Безработная армия Мансфельда томилась в Пильзене, император предал его анафеме, а за голову командующего обещал заплатить триста тысяч талеров. На ближайшее будущее Мансфельд должен был решить две задачи: найти для своих людей пропитание и поступать таким образом, чтобы представлять собой особую ценность для одной стороны или опасность для другой: тогда ему предложат новое дело либо выкупят из войны. Пока же он занимался тем, что восполнял поредевшие ряды, набирая рекрутов, с разрешения и без разрешения властей, по всей Южной Германии.

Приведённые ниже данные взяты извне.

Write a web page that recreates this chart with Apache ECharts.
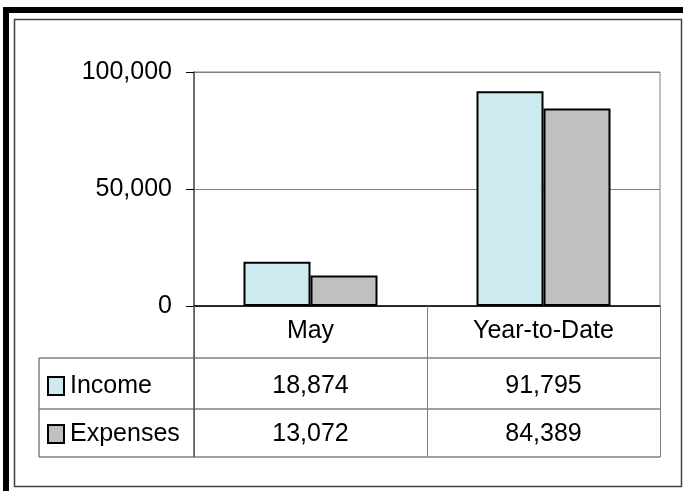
<!DOCTYPE html>
<html>
<head>
<meta charset="utf-8">
<script src="https://cdn.jsdelivr.net/npm/echarts@6/dist/echarts.min.js"></script>
<style>
html,body{margin:0;padding:0;background:#fff;}
#c{width:683px;height:491px;}
</style>
</head>
<body>
<div id="c"></div>
<script>
var categories = ['May', 'Year-to-Date'];
var seriesNames = ['Income', 'Expenses'];
var income = [18874, 91795];
var expenses = [13072, 84389];
var yTicks = [0, 50000, 100000];

var colors = ['#CDEAF0', '#C0C0C0'];
var FONT = "'Liberation Sans', Arial, sans-serif";
function fmt(v){ return Number(v).toLocaleString('en-US'); }

var chart = echarts.init(document.getElementById('c'), null, {renderer:'canvas'});

var option = {
  animation: false,
  backgroundColor: '#fff',
  textStyle: {fontFamily: FONT},
  grid: {left: 194, right: 23, top: 72, bottom: 185, show: true, borderColor: '#808080', borderWidth: 1},
  xAxis: {
    type: 'category',
    data: categories,
    axisLine: {show: true, lineStyle: {color: '#000', width: 1.5}},
    axisTick: {show: true, alignWithLabel: false, length: 151, lineStyle: {color: '#808080', width: 1}},
    axisLabel: {color: '#000', fontSize: 25, fontFamily: FONT, margin: 13}
  },
  yAxis: {
    type: 'value',
    min: yTicks[0], max: yTicks[yTicks.length-1], interval: yTicks[1]-yTicks[0],
    axisLine: {show: true, lineStyle: {color: '#555', width: 1.5}},
    axisTick: {show: true, length: 8, lineStyle: {color: '#000', width: 1}},
    splitLine: {show: true, lineStyle: {color: '#808080', width: 1}},
    axisLabel: {color: '#000', fontSize: 25, fontFamily: FONT, margin: 22, formatter: function(v){return fmt(v);}}
  },
  series: [
    {name: seriesNames[0], type: 'bar', data: income, barWidth: 67, barGap: '0%',
     itemStyle: {color: colors[0], borderColor: '#000', borderWidth: 2}},
    {name: seriesNames[1], type: 'bar', data: expenses, barWidth: 67, barGap: '0%',
     itemStyle: {color: colors[1], borderColor: '#000', borderWidth: 2}}
  ]
};
chart.setOption(option);

// Table and frame
var tableLeft = 39, rowTops = [358, 409, 457];
var plotRight = 660;
var rowY = [386, 434];
var seriesData = [income, expenses];
var g = [];
// outer frame
g.push({type:'rect', shape:{x:3, y:7, width:680, height:6}, style:{fill:'#000'}, z:100});
g.push({type:'rect', shape:{x:3, y:7, width:6, height:484}, style:{fill:'#000'}, z:100});
g.push({type:'rect', shape:{x:14.5, y:19.5, width:667, height:467}, style:{fill:'none', stroke:'#404040', lineWidth:1.5}, z:100});
// table lines
rowTops.forEach(function(y){
  g.push({type:'line', shape:{x1:tableLeft, y1:y, x2:plotRight, y2:y}, style:{stroke:'#808080', lineWidth:1.5}, z:100});
});
g.push({type:'line', shape:{x1:tableLeft, y1:rowTops[0], x2:tableLeft, y2:rowTops[2]}, style:{stroke:'#808080', lineWidth:1.5}, z:100});
var yAxisX = chart.convertToPixel({yAxisIndex:0}, 0) !== undefined ? 194 : 194;
g.push({type:'line', shape:{x1:yAxisX, y1:306, x2:yAxisX, y2:rowTops[2]}, style:{stroke:'#555', lineWidth:1.5}, z:100});
// legend keys & labels
seriesNames.forEach(function(name, i){
  g.push({type:'rect', shape:{x:48, y:rowY[i]-9, width:16, height:18}, style:{fill:colors[i], stroke:'#000', lineWidth:2}, z:100});
  g.push({type:'text', x:70, y:rowY[i], style:{text:name, font:'25px ' + FONT, fill:'#000', textAlign:'left', textVerticalAlign:'middle'}, z:100});
  categories.forEach(function(cat, j){
    var cx = chart.convertToPixel({xAxisIndex:0}, cat);
    g.push({type:'text', x:cx, y:rowY[i], style:{text:fmt(seriesData[i][j]), font:'25px ' + FONT, fill:'#000', textAlign:'center', textVerticalAlign:'middle'}, z:100});
  });
});
chart.setOption({graphic: g});
</script>
</body>
</html>
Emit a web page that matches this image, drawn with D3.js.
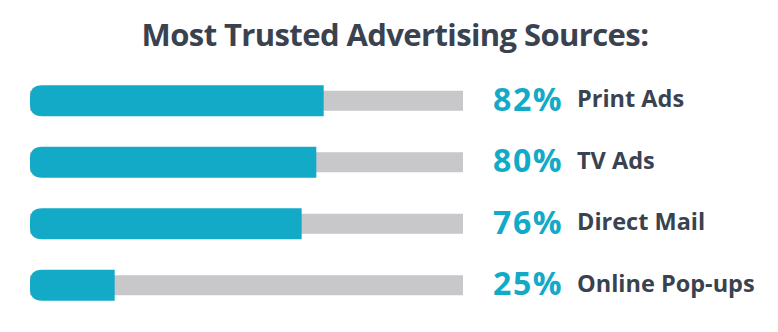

Под его началом была не только армия, но и целое государство. Обыкновенно у каждого солдата имелись женщина и мальчик на побегушках. В армии Тилли на каждого лейтенанта приходилось пять слуг, на полковника — до восемнадцати. Обрастая награбленным добром, воины нанимали носильщиков. Мушкетеры брали с собой оружейных мастеров. Все эти люди вкупе с конюхами и женами составляли значительный контингент, обременяющий, но необходимый для армии [306] . Она разрасталась и за счет крестьянских девушек, уведенных из разграбленных и сожженных деревень, детей, выкраденных с целью получить за них выкуп, всякого рода коробейников, целителей-шарлатанов, мошенников и бродяг. В армии Бюкуа каждую неделю рождалось шесть-семь детей [307] . Женщины в войске Мансфельда были не менее плодовиты.
306
Camon, Condiet Turenne, Paris, 1933, p. 3.
307
Kriegstageb"ucher, pp. 156—157.
Главарь наемников должен был держать в узде и заботиться об этой разношерстной толпе, если не хотел подвергать еще большей опасности и себя, и землю, на которой находился. «И люди, и их лошади не могут питаться одним воздухом, — писал Мансфельд. — Оружие имеет привычку ломаться, а одежда изнашивается и приходит в негодность.

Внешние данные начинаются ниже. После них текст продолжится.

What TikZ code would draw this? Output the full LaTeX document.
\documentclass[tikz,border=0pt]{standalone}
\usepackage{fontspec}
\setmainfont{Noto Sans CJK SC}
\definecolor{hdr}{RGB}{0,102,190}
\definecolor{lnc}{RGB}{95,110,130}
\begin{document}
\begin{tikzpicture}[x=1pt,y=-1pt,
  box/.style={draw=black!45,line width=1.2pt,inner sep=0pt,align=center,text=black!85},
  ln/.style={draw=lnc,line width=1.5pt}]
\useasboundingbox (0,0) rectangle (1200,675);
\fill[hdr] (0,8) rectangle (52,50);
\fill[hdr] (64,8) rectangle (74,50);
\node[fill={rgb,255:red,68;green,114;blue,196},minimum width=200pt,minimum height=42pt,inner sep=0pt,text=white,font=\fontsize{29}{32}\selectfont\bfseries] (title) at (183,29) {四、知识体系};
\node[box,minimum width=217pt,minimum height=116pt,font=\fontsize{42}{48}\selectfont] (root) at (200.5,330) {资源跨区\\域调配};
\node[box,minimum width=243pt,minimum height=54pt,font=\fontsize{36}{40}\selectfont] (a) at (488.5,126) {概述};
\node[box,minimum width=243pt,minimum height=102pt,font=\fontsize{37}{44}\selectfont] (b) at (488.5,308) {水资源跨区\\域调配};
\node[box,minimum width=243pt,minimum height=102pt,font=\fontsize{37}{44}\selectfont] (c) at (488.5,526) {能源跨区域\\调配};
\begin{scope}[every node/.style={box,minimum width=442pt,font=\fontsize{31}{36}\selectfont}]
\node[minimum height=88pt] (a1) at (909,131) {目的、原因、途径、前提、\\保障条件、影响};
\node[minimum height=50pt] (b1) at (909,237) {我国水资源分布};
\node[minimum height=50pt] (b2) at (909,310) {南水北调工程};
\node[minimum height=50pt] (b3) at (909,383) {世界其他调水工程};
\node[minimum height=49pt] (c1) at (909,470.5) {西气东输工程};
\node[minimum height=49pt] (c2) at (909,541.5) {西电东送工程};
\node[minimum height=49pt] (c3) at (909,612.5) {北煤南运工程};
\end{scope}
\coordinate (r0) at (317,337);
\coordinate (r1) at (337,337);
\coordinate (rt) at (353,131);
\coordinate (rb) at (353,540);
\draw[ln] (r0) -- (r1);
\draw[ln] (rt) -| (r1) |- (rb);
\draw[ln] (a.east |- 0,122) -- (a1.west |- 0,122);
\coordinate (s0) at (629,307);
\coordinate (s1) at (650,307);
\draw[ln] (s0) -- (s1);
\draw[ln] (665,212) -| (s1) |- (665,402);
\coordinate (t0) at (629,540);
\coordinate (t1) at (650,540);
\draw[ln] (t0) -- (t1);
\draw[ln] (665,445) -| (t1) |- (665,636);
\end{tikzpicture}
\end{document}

Для того чтобы покупать, им нужны деньги. Если не дать им денег, то они возьмут их там, где найдут, и не потому, что они им якобы принадлежат, а по своей воле, никого не спрашивая и ни с кем не советуясь. Дверь в эту вольницу открылась давно, и они к ней привыкли… Они не щадят никого, для них нет ничего святого, ни церквей, ни алтарей, ни склепов, ни могил, ни мертвецов, лежащих в них» [308] . Таким было «государство», которым правил Мансфельд, и можно лишь догадываться о том, какая анархия началась бы, если бы он отпустил вожжи.
308
Mansfeld's Appollogie, p. 23
Всю зиму Мансфельд баламутил Европу, предлагая свои услуги то Савойе, то Венеции, то Соединенным провинциям. Ранней весной он поспешил в Хайльбронн, где собрались князья унии, надеясь подписать с ними контракт. Его ожидания не оправдались, а на обратном пути к чешской границе ему встретился гарнизон Пильзена, покинувший город в его отсутствие за сто пятьдесят тысяч гульденов [309] . Деньги пригодились, войско было нужнее, чем город, и Мансфельд не стал возражать.
309
Gindely, Geschichte, IV, p. 32.
Вскоре он узнал, что голландцы изъявляют готовность субсидировать его прежнего хозяина Фридриха, и Мансфельд делает красивый жест, подписывая договор с посрамленным князем. Он ставил на карту судьбу своей армии, но наемный генерал знал, что делал: при любом раскладе Мансфельд не проигрывал. Либо он восстанавливал Фридриха силой оружия, либо — и это выглядело наиболее вероятным — создавал для католических командиров такую угрозу, что им ничего не оставалось, как перекупить его на предложенных им условиях. Мансфельд, без клочка земли, но с головой, оцененной в триста тысяч талеров, надеялся получить амнистию, большую сумму денег и скромное, но достойное княжество. Всего этого он мог добиться лишь в том случае, если будет продолжать войну в сердцевине Германии. Он таким образом преграждал и третий путь к миру.